Plaintiff-Appellant Pacific American Title Insurance and Escrow Company
(PATICO) and its employee Lourdes P. San Nicolas1 seek a declaratory judgment
that Defendant-Appellee Evanston Insurance Company must defend them in an
* This disposition is not appropriate for publication and is not precedent except as provided by Ninth Circuit Rule 36-3. 1 We refer to Plaintiffs collectively as ‘PATICO’ given that they have not made any arguments that legally distinguish San Nicolas from his employer. underlying dispute. On cross motions for summary judgment, the district court
concluded that Evanston owed them no such duty. We have jurisdiction under 28
U.S.C. § 1291 and affirm.
We review the district court’s decision on cross motions for summary
judgment de novo. Csutoras v. Paradise High Sch., 12 F.4th 960, 965 (9th Cir. 2021)

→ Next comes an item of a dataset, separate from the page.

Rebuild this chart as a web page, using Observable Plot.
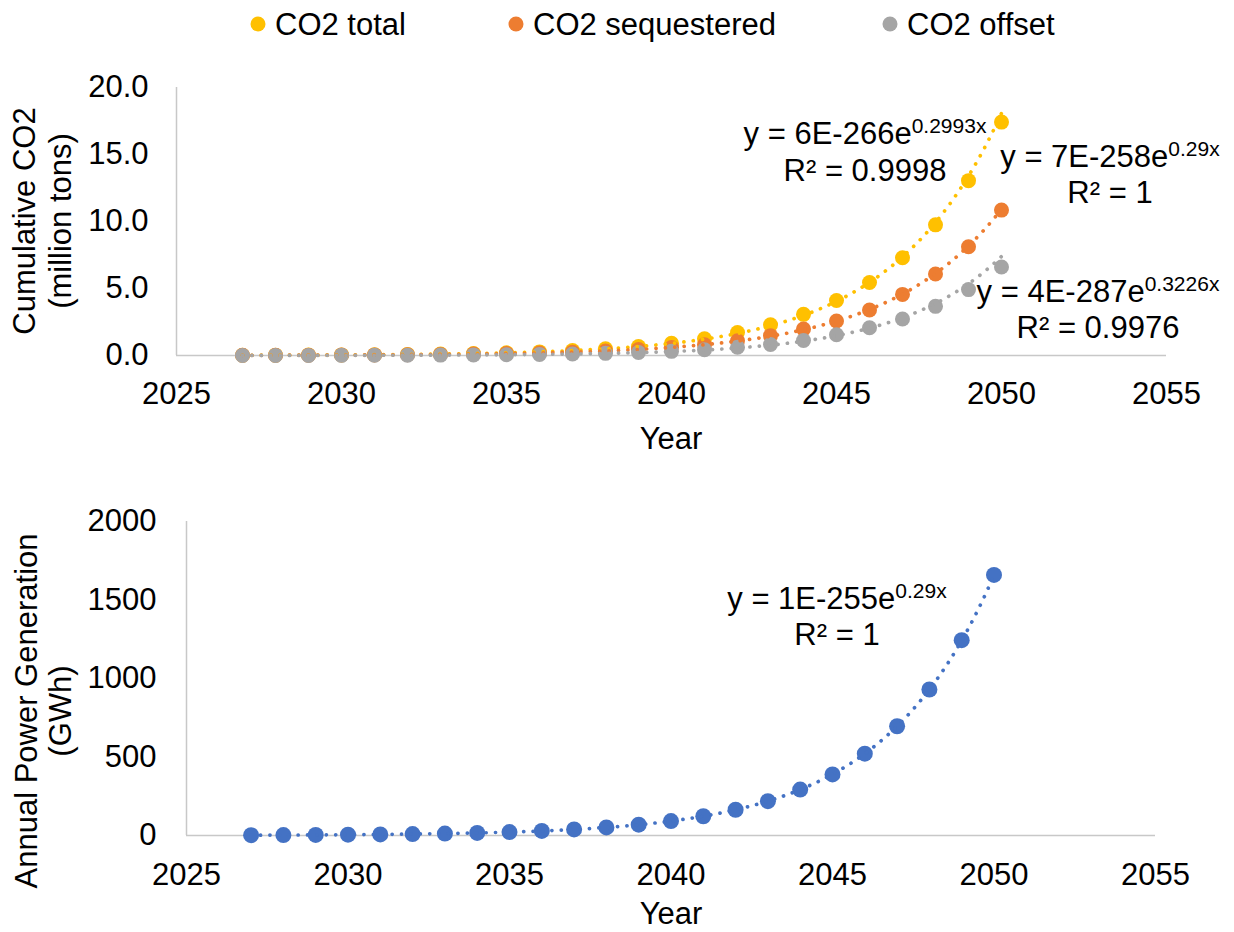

(citation omitted). The determination of the possibility of insurance coverage—and
thus a duty to defend—under Guam insurance law is a two-step process.2 First, the
“court must determine whether the event is within the insurance policy’s basic
coverage, with the burden of proof resting on the insured.” Guam Indus. Servs., Inc.
v. Zurich Am. Ins. Co., 2013 WL 5068873, at *7 (D. Guam Sept. 13, 2013) (citation
omitted), aff’d, 787 F.3d 1001 (9th Cir. 2015). Second, if the event is covered, the
burden shifts to the insurer “to demonstrate that the allegations of the complaint can
be interpreted only to exclude coverage.” Nat’l Union Fire Ins. Co. v. Guam Hous.

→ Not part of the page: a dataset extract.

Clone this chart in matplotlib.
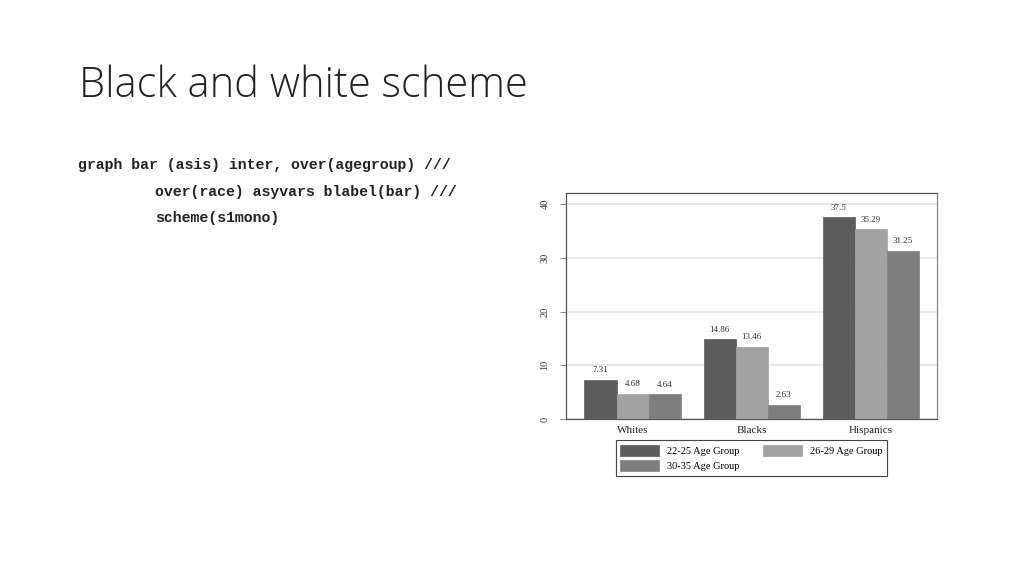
import matplotlib
matplotlib.use("Agg")
import matplotlib.pyplot as plt
import numpy as np

# data
races = ["Whites", "Blacks", "Hispanics"]
age_groups = ["22-25 Age Group", "26-29 Age Group", "30-35 Age Group"]
v_22_25 = [7.31, 14.86, 37.5]
v_26_29 = [4.68, 13.46, 35.29]
v_30_35 = [4.64, 2.63, 31.25]
yticks = [0, 10, 20, 30, 40]

DARK, LIGHT, MID = "#5c5c5c", "#a2a2a2", "#7e7e7e"
SERIF = "Liberation Serif"
W, H = 1024, 576

fig = plt.figure(figsize=(W / 100, H / 100), dpi=100)
fig.patch.set_facecolor("white")

# slide title + the Stata command
fig.text(79 / W, 1 - 86 / H, "Black and white scheme", fontsize=30,
         family="Open Sans", weight="light", color="#222222", va="center")
code = ["graph bar (asis) inter, over(agegroup) ///",
        "over(race) asyvars blabel(bar) ///",
        "scheme(s1mono)"]
code_x = [78, 155, 155]
code_y = [165, 192, 218]
for s, x, y in zip(code, code_x, code_y):
    fig.text(x / W, 1 - y / H, s, fontsize=10.7, family="Liberation Mono",
             weight="bold", color="#222222", va="center")

# the chart
ax = fig.add_axes([566 / W, 1 - 419 / H, (937 - 566) / W, (419 - 193) / H])
x = np.arange(len(races))
bw = 0.27
series = [v_22_25, v_26_29, v_30_35]
colors = [DARK, LIGHT, MID]
handles = []
for i, (vals, c, lab) in enumerate(zip(series, colors, age_groups)):
    bars = ax.bar(x + (i - 1) * bw, vals, bw, color=c, label=lab,
                  edgecolor=c, lw=0.5, zorder=3)
    handles.append(bars)
    for b, v in zip(bars, vals):
        ax.annotate(f"{v:g}", (b.get_x() + b.get_width() / 2, v),
                    textcoords="offset points", xytext=(0, 4), ha="center",
                    va="bottom", fontsize=6.5, family=SERIF, color="#333333")

ax.set_xlim(-0.56, 2.555)
ax.set_ylim(0, 42.05)
ax.set_yticks(yticks)
ax.set_yticklabels([str(t) for t in yticks], rotation=90, va="center",
                   family=SERIF, fontsize=7.5, color="#333333")
ax.set_xticks(x)
ax.set_xticklabels(races, family=SERIF, fontsize=8, color="#222222")
ax.tick_params(axis="x", length=0, pad=5)
ax.tick_params(axis="y", length=4, width=0.6, color="#777777", pad=8)
ax.yaxis.grid(True, color="#e2e2e2", lw=1.2, zorder=0)
ax.set_axisbelow(True)
for side, sp in ax.spines.items():
    sp.set_linewidth(0.9)
    sp.set_color("#555555")
ax.spines["right"].set_color("#888888")

# legend filled row-wise like Stata: 22-25, 26-29 / 30-35
order = [0, 2, 1]
leg = fig.legend([handles[i] for i in order], [age_groups[i] for i in order],
                 loc="upper center", bbox_to_anchor=(751.5 / W, 1 - 440 / H),
                 ncol=2, prop={"family": SERIF, "size": 7.5}, fancybox=False,
                 edgecolor="#444444", framealpha=1, handlelength=3.7,
                 handleheight=1.3, columnspacing=2.3, borderpad=0.45,
                 labelspacing=0.35, borderaxespad=0)
leg.get_frame().set_linewidth(0.8)

fig.savefig("out.png", dpi=100)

and Urban Renewal Auth., 2003 Guam 19 ¶ 23 (citation omitted); see also Atl.
Mutual Ins. Co. v. J. Lamb, Inc., 123 Cal. Rptr. 2d 256, 272 (Cal. Ct. App. 2002)
(holding that to prevail, the insurer must demonstrate “that the exclusion applies in
all possible worlds”).
2 In addition to applying its own law, Guam looks to California law in interpreting insurance policies because Guam’s insurance statutes were adopted from California’s. See Nat’l Union Fire Ins. Co. v. Guam Hous. and Urban Renewal Auth., 2003 Guam 19 ¶ 63.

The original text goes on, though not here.